• _Your goal_
Nothing in the data should change when you return it, but leave the pictures out.
☆ ☆ ☆
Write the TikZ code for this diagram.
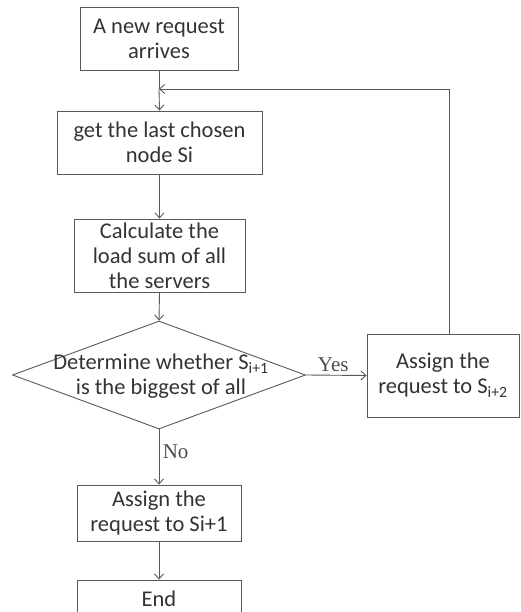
\documentclass[tikz,border=0pt]{standalone}
\usepackage{fontspec}
\setmainfont{Carlito}
\newfontfamily\lblfont{Liberation Serif}
\usetikzlibrary{arrows.meta,shapes.geometric}
\begin{document}
\begin{tikzpicture}[x=1pt,y=-1pt,
  line width=0.9pt,
  every node/.style={text=black!80},
  boxstyle/.style={draw=black!65,rectangle,align=center,font=\fontsize{22.5}{25}\selectfont,inner sep=0pt},
  conn/.style={draw=black!65,-{Straight Barb[length=5pt,width=9pt]}},
  lbl/.style={font=\lblfont\fontsize{21}{22}\selectfont,text=black!70}]
\useasboundingbox (0,0) rectangle (520,612);
\node[boxstyle,minimum width=158pt,minimum height=63pt] (b1) at (159,38.5) {A new request\\arrives};
\node[boxstyle,minimum width=205pt,minimum height=63pt] (b2) at (159.5,142.5) {get the last chosen\\node Si};
\node[boxstyle,minimum width=171pt,minimum height=73pt] (b3) at (159.5,255.5) {Calculate the\\load sum of all\\the servers};
\node[draw=black!65,diamond,aspect=2.7,minimum width=293pt,minimum height=108pt,inner sep=0pt] (d) at (159,375) {};
\node[align=center,font=\fontsize{22.5}{25}\selectfont] at (161,376) {Determine whether S\textsubscript{i+1}\\is the biggest of all};
\node[boxstyle,minimum width=152pt,minimum height=83pt] (b4) at (443,375.5) {Assign the\\request to S\textsubscript{i+2}};
\node[boxstyle,minimum width=164pt,minimum height=56pt] (b5) at (159,513) {Assign the\\request to Si+1};
\node[boxstyle,minimum width=164pt,minimum height=38pt] (b6) at (159,599) {End};
\coordinate (j) at (159,89);
\coordinate (c) at (449,89);
\draw[draw=black!65] (b1.south) -- (j);
\draw[conn] (j) -- (b2.north);
\draw[conn] (b4.north -| c) -- (c) -- (j);
\draw[conn] (b2.south) -- (b3.north);
\draw[conn] (b3.south) -- (d.north);
\draw[conn] (d.east) -- node[lbl,above,pos=0.45] {Yes} (b4.west);
\draw[conn] (d.south) -- node[lbl,right,pos=0.4] {No} (b5.north);
\draw[conn] (b5.south) -- (b6.north);
\end{tikzpicture}
\end{document}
☆ ☆ ☆
• _Response for this exercise_
Write the TikZ code for this diagram.
\documentclass[tikz,border=0pt]{standalone}
\usepackage{fontspec}
\setmainfont{Carlito}
\newfontfamily\lblfont{Liberation Serif}
\usetikzlibrary{arrows.meta,shapes.geometric}
\begin{document}
\begin{tikzpicture}[x=1pt,y=-1pt,
  line width=0.9pt,
  every node/.style={text=black!80},
  boxstyle/.style={draw=black!65,rectangle,align=center,font=\fontsize{22.5}{25}\selectfont,inner sep=0pt},
  conn/.style={draw=black!65,-{Straight Barb[length=5pt,width=9pt]}},
  lbl/.style={font=\lblfont\fontsize{21}{22}\selectfont,text=black!70}]
\useasboundingbox (0,0) rectangle (520,612);
\node[boxstyle,minimum width=158pt,minimum height=63pt] (b1) at (159,38.5) {A new request\\arrives};
\node[boxstyle,minimum width=205pt,minimum height=63pt] (b2) at (159.5,142.5) {get the last chosen\\node Si};
\node[boxstyle,minimum width=171pt,minimum height=73pt] (b3) at (159.5,255.5) {Calculate the\\load sum of all\\the servers};
\node[draw=black!65,diamond,aspect=2.7,minimum width=293pt,minimum height=108pt,inner sep=0pt] (d) at (159,375) {};
\node[align=center,font=\fontsize{22.5}{25}\selectfont] at (161,376) {Determine whether S\textsubscript{i+1}\\is the biggest of all};
\node[boxstyle,minimum width=152pt,minimum height=83pt] (b4) at (443,375.5) {Assign the\\request to S\textsubscript{i+2}};
\node[boxstyle,minimum width=164pt,minimum height=56pt] (b5) at (159,513) {Assign the\\request to Si+1};
\node[boxstyle,minimum width=164pt,minimum height=38pt] (b6) at (159,599) {End};
\coordinate (j) at (159,89);
\coordinate (c) at (449,89);
\draw[draw=black!65] (b1.south) -- (j);
\draw[conn] (j) -- (b2.north);
\draw[conn] (b4.north -| c) -- (c) -- (j);
\draw[conn] (b2.south) -- (b3.north);
\draw[conn] (b3.south) -- (d.north);
\draw[conn] (d.east) -- node[lbl,above,pos=0.45] {Yes} (b4.west);
\draw[conn] (d.south) -- node[lbl,right,pos=0.4] {No} (b5.north);
\draw[conn] (b5.south) -- (b6.north);
\end{tikzpicture}
\end{document}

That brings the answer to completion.